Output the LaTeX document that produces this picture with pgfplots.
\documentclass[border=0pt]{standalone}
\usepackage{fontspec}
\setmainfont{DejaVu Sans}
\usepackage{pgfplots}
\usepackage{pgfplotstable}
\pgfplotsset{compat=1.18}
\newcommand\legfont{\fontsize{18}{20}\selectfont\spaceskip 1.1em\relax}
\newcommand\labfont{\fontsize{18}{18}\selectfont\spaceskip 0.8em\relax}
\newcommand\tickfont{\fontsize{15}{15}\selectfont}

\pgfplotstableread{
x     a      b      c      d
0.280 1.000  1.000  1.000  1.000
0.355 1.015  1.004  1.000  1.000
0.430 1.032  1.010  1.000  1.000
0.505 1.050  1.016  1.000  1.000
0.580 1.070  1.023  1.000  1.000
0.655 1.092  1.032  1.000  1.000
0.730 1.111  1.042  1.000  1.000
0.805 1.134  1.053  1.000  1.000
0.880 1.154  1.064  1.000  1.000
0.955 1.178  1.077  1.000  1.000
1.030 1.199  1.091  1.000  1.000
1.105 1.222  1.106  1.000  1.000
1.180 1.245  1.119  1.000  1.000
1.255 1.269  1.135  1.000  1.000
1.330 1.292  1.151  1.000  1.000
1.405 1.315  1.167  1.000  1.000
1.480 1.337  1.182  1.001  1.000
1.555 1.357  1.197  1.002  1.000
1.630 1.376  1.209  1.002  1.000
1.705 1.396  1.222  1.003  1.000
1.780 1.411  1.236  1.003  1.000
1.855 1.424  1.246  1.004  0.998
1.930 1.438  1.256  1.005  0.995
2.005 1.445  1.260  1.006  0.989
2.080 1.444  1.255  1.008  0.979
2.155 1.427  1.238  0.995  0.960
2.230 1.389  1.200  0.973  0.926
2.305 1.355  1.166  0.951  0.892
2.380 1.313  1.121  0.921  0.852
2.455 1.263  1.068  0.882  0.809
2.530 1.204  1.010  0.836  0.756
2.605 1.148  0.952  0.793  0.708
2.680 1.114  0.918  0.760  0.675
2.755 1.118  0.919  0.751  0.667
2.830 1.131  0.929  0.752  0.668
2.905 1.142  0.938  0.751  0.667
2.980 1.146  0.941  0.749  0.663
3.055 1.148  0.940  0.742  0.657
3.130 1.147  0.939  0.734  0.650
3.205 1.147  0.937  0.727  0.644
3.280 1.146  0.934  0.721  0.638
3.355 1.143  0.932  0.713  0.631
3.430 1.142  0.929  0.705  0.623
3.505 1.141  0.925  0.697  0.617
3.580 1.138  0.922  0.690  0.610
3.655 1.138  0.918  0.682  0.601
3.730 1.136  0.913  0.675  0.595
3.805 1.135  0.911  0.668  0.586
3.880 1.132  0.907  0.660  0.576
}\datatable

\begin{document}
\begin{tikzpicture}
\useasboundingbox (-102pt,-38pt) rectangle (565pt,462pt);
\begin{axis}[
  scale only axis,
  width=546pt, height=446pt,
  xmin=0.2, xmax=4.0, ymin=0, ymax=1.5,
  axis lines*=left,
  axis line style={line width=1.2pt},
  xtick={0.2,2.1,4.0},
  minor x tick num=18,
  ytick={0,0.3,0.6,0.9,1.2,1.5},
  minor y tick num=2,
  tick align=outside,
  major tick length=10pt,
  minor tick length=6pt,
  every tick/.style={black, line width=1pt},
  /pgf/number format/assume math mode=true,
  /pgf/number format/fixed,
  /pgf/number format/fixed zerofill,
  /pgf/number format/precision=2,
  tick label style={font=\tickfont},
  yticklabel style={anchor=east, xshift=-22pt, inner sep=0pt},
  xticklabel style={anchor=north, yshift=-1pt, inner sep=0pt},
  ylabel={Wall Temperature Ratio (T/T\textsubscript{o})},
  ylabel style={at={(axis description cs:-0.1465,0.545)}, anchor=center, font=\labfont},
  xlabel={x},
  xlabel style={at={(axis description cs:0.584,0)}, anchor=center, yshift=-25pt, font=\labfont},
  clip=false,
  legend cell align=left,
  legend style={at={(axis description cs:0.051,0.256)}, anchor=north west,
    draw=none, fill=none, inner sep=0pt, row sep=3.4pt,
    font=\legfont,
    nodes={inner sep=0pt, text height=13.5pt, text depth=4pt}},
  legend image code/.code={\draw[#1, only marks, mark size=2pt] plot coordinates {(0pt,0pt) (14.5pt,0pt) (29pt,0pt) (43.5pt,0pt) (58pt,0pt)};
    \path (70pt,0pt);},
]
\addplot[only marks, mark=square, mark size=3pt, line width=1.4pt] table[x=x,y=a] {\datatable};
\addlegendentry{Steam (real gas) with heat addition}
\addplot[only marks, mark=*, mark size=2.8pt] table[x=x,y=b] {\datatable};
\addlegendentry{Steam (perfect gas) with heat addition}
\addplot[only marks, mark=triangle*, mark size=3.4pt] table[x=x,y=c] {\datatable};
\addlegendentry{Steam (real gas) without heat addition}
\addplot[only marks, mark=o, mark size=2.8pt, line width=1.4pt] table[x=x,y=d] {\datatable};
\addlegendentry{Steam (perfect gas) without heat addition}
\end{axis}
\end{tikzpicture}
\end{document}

==

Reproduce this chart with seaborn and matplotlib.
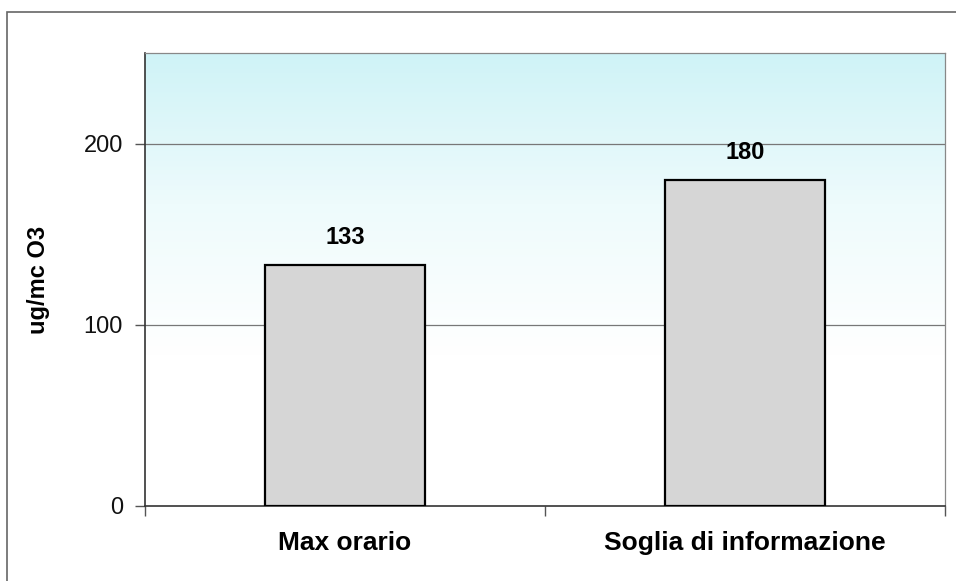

- _Brief_: Give the number of lines in the records above that contain the word "this". Reply with that number alone.

- _Exercise answer_: 2